BEGIN RECORDED DATA
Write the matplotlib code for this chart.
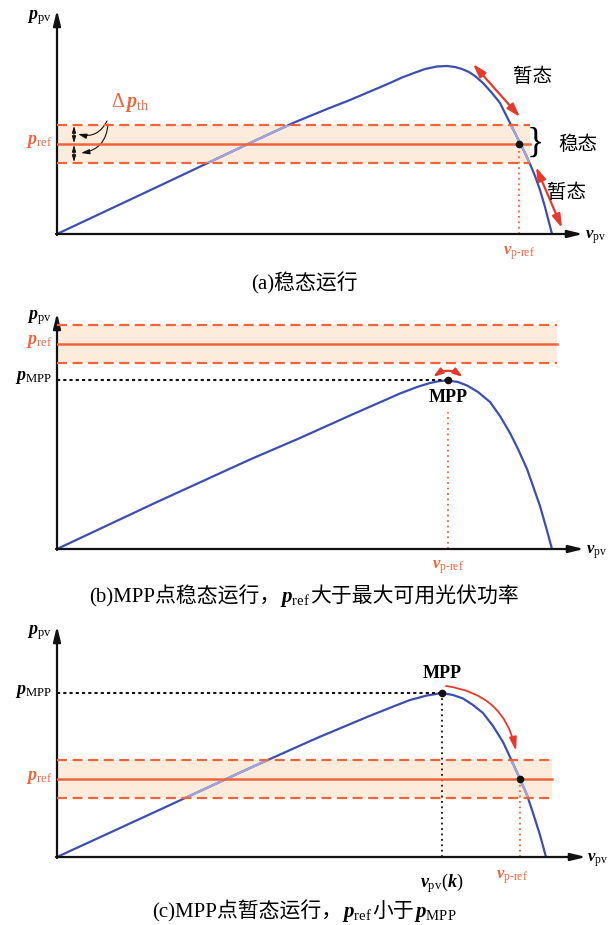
import matplotlib.pyplot as plt
from matplotlib.patches import Rectangle
from matplotlib.offsetbox import TextArea, HPacker, AnnotationBbox

plt.rcParams['font.family'] = ['Liberation Serif', 'Noto Sans CJK SC']
plt.rcParams['mathtext.fontset'] = 'custom'
plt.rcParams['mathtext.rm'] = 'Liberation Serif'
plt.rcParams['mathtext.it'] = 'Liberation Serif:italic:bold'
plt.rcParams['mathtext.bf'] = 'Liberation Serif:bold'

# P-V curves (voltage, power) for the three operating cases
v_a = [0, 100, 193, 236, 270, 293, 333, 345, 357, 368, 380, 390, 398, 405, 412, 418, 426,
       435, 443, 448, 453, 458, 463, 468, 473, 478, 483, 488, 495]
p_a = [0, 47, 91, 111, 125, 134, 151, 156.5, 161, 165, 167.5, 168, 167, 165, 162, 158, 151,
       141, 131, 121, 111, 101, 91, 81, 70, 58, 44, 27, 0]

v_b = [0, 100, 193, 243, 293, 343, 360, 373, 383, 391, 401, 410, 421, 433, 443, 453, 461,
       470, 476, 483, 489, 495]
p_b = [0, 47, 89.5, 111, 133.5, 155.5, 162, 166, 168, 168.5, 167, 163.5, 157, 147, 133, 116, 100,
       80, 63, 43, 22, 0]

v_c = [0, 100, 193, 213, 260, 310, 335, 353, 370, 385, 396, 406, 416, 426, 436, 446, 453,
       463, 470, 476, 483, 489]
p_c = [0, 46, 89, 98, 119, 140, 150, 157, 161.5, 164, 162, 158.5, 152, 144, 131, 115, 100,
       78, 62, 44, 22, 0]

# reference power and threshold band
p_ref = [90, 205, 78]
dp_th = [19, 19, 19]
band_end = [473, 500, 495]

# operating points
op_a = (462, 90)
mpp_b = (391, 169)
mpp_c = (385, 164)
op_c = (463, 78)

BLUE = '#3d4fae'
LAV = '#a2a4d8'
ORANGE = '#f0643c'
RED = '#e5392b'
FILL = '#fdecdb'

W, H = 608, 925
fig = plt.figure(figsize=(W / 100, H / 100), dpi=100)


def panel(ox, oy, top):
    w = W - ox
    h = oy - top
    ax = fig.add_axes([ox / W, (H - oy) / H, w / W, h / H])
    ax.set_xlim(0, w)
    ax.set_ylim(0, h)
    ax.axis('off')
    return ax


def axes_arrows(ax, xtip, ytip):
    kw = dict(arrowstyle='-|>,head_width=0.22,head_length=0.9', lw=1.6,
              color='#111111', shrinkA=0, shrinkB=0, mutation_scale=10)
    ax.annotate('', xy=(xtip, 0), xytext=(-1, 0), arrowprops=kw, annotation_clip=False)
    ax.annotate('', xy=(0, ytip), xytext=(0, -1), arrowprops=kw, annotation_clip=False)


def curve_with_band(ax, v, p, pr, dp, xend):
    ax.fill_between([0, xend], pr - dp, pr + dp, color=FILL, lw=0, zorder=1)
    ax.plot(v, p, color=BLUE, lw=1.6, zorder=2)
    # the part of the curve inside the band is drawn lighter
    inner = ax.plot(v, p, color=LAV, lw=1.7, zorder=3)[0]
    inner.set_clip_path(Rectangle((0, pr - dp), xend, 2 * dp, transform=ax.transData))
    ax.plot([0, xend], [pr, pr], color=ORANGE, lw=1.8, zorder=4)
    for y in (pr - dp, pr + dp):
        ax.plot([0, xend], [y, y], color=ORANGE, lw=1.6, ls=(0, (4.5, 2.5)), zorder=4)


def dotted_v(ax, x, y, color):
    ax.plot([x, x], [0, y], color=color, lw=1.3, ls=(0, (1, 2)), zorder=2)


def caption(parts, y):
    boxes = [TextArea(s, textprops=dict(fontsize=15)) for s in parts]
    pack = HPacker(children=boxes, align='baseline', pad=0, sep=0)
    fig.add_artist(AnnotationBbox(pack, (0.5, 1 - y / H), xycoords='figure fraction',
                                  frameon=False, box_alignment=(0.5, 0.5)))


lab = dict(fontsize=13, va='center')
ref_txt = r'$p_{\mathrm{ref}}$'
pv_txt = r'$p_{\mathrm{pv}}$'
mpp_txt = r'$p_{\mathrm{MPP}}$'
vref_txt = r'$v_{\mathrm{p\text{-}ref}}$'
vpv_txt = r'$v_{\mathrm{pv}}$'

# (a) steady operation
ax = panel(57, 234, 5)
curve_with_band(ax, v_a, p_a, p_ref[0], dp_th[0], band_end[0])
axes_arrows(ax, 526, 224)
dotted_v(ax, op_a[0], op_a[1], ORANGE)
ax.plot(*op_a, 'o', color='#111111', ms=4.5, zorder=6)
ax.text(-5, 216, pv_txt, ha='right', **lab)
ax.text(-5, 93, ref_txt, ha='right', color=ORANGE, **lab)
ax.text(528, -3, vpv_txt, ha='left', fontsize=12, va='center')
ax.text(op_a[0], -19, vref_txt, ha='center', color=ORANGE, fontsize=12, va='center')
ax.text(73, 132, r'$\Delta\, p_{\mathrm{th}}$', ha='center', color=ORANGE, fontsize=14.5, va='center')
for start, end in [((50, 113), (21, 100)), ((51, 110), (24, 81))]:
    ax.annotate('', xy=end, xytext=start, annotation_clip=False,
                arrowprops=dict(arrowstyle='-|>,head_width=0.15,head_length=0.5', lw=0.8,
                                color='#111111', connectionstyle='arc3,rad=-0.4',
                                shrinkA=0, shrinkB=0, mutation_scale=10))
for y0, y1 in [(p_ref[0] + 1, p_ref[0] + dp_th[0] - 1), (p_ref[0] - 1, p_ref[0] - dp_th[0] + 1)]:
    ax.annotate('', xy=(17, y1), xytext=(17, y0),
                arrowprops=dict(arrowstyle='<|-|>,head_width=0.12,head_length=0.4', lw=0.7,
                                color='#111111', shrinkA=0, shrinkB=0, mutation_scale=10),
                zorder=6)
red_kw = dict(arrowstyle='<|-|>,head_width=0.25,head_length=0.8', lw=1.6, color=RED,
              shrinkA=0, shrinkB=0, mutation_scale=10)
ax.annotate('', xy=(463, 117), xytext=(416, 170), arrowprops=red_kw, annotation_clip=False)
ax.annotate('', xy=(505, 6), xytext=(479, 67), arrowprops=red_kw, annotation_clip=False)
ax.text(478, p_ref[0] + 1, '}', fontsize=26, ha='center', va='center', family='Liberation Serif')
cn = dict(fontsize=14, ha='center', va='center', family='Noto Sans CJK SC')
ax.text(476, 157, '暂态', **cn)
ax.text(521, 89, '稳态', **cn)
ax.text(510, 41, '暂态', **cn)
caption(['(a)稳态运行'], 283)

# (b) steady operation at MPP, p_ref above the available PV power
ax = panel(57, 549, 308)
curve_with_band(ax, v_b, p_b, p_ref[1], dp_th[1], band_end[1])
axes_arrows(ax, 527, 236)
ax.plot([0, mpp_b[0]], [mpp_b[1], mpp_b[1]], color='#111111', lw=1.5, ls=(0, (1.5, 1.5)), zorder=2)
ax.plot([mpp_b[0], mpp_b[0]], [0, 137], color=ORANGE, lw=1.3, ls=(0, (1, 2)), zorder=2)
ax.plot(*mpp_b, 'o', color='#111111', ms=4.5, zorder=6)
ax.text(mpp_b[0], 151, 'MPP', ha='center', va='center', fontsize=13, fontweight='bold')
ax.annotate('', xy=(406, 172), xytext=(376, 172), annotation_clip=False,
            arrowprops=dict(arrowstyle='<|-|>,head_width=0.18,head_length=0.55', lw=1.6, color=RED,
                            connectionstyle='arc3,rad=-0.35', shrinkA=0, shrinkB=0, mutation_scale=10))
ax.text(-5, 231, pv_txt, ha='right', **lab)
ax.text(-5, p_ref[1] + 2, ref_txt, ha='right', color=ORANGE, **lab)
ax.text(-5, mpp_b[1] + 2, mpp_txt, ha='right', **lab)
ax.text(529, -3, vpv_txt, ha='left', fontsize=12, va='center')
ax.text(mpp_b[0], -18, vref_txt, ha='center', color=ORANGE, fontsize=12, va='center')
caption(['(b)MPP点稳态运行，', ref_txt, '大于最大可用光伏功率'], 597)

# (c) transient operation from MPP, p_ref below p_MPP
ax = panel(57, 857, 620)
curve_with_band(ax, v_c, p_c, p_ref[2], dp_th[2], band_end[2])
axes_arrows(ax, 529, 231)
ax.plot([0, mpp_c[0]], [mpp_c[1], mpp_c[1]], color='#111111', lw=1.5, ls=(0, (1.5, 1.5)), zorder=2)
dotted_v(ax, mpp_c[0], mpp_c[1], '#111111')
dotted_v(ax, op_c[0], op_c[1], ORANGE)
ax.plot(*mpp_c, 'o', color='#111111', ms=4.5, zorder=6)
ax.plot(*op_c, 'o', color='#111111', ms=4.5, zorder=6)
ax.text(mpp_c[0], 184, 'MPP', ha='center', va='center', fontsize=13, fontweight='bold')
ax.annotate('', xy=(459, 106), xytext=(389, 171), annotation_clip=False,
            arrowprops=dict(arrowstyle='-|>,head_width=0.22,head_length=0.8', lw=1.3, color=RED,
                            connectionstyle='arc3,rad=-0.35', shrinkA=0, shrinkB=0, mutation_scale=10))
ax.text(-5, 224, pv_txt, ha='right', **lab)
ax.text(-5, mpp_c[1] + 2, mpp_txt, ha='right', **lab)
ax.text(-5, p_ref[2] + 2, ref_txt, ha='right', color=ORANGE, **lab)
ax.text(530, -3, vpv_txt, ha='left', fontsize=12, va='center')
ax.text(mpp_c[0], -26, r'$v_{\mathrm{pv}}(k)$', ha='center', va='center', fontsize=13)
ax.text(455, -20, vref_txt, ha='center', color=ORANGE, fontsize=12, va='center')
caption(['(c)MPP点暂态运行，', ref_txt, '小于', mpp_txt], 912)

fig.savefig('out.png', dpi=100)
END RECORDED DATA
--- INSTRUCTIONS FOR THE TASK ---
Every line from the start of the listing above through the line with "plt.rcParams['mathtext.bf'] = 'Liberation" should be repeated exactly; skip the pictures and add nothing else.

--- ANSWER FOR THIS EXERCISE ---
Write the matplotlib code for this chart.
import matplotlib.pyplot as plt
from matplotlib.patches import Rectangle
from matplotlib.offsetbox import TextArea, HPacker, AnnotationBbox

plt.rcParams['font.family'] = ['Liberation Serif', 'Noto Sans CJK SC']
plt.rcParams['mathtext.fontset'] = 'custom'
plt.rcParams['mathtext.rm'] = 'Liberation Serif'
plt.rcParams['mathtext.it'] = 'Liberation Serif:italic:bold'
plt.rcParams['mathtext.bf'] = 'Liberation Serif:bold'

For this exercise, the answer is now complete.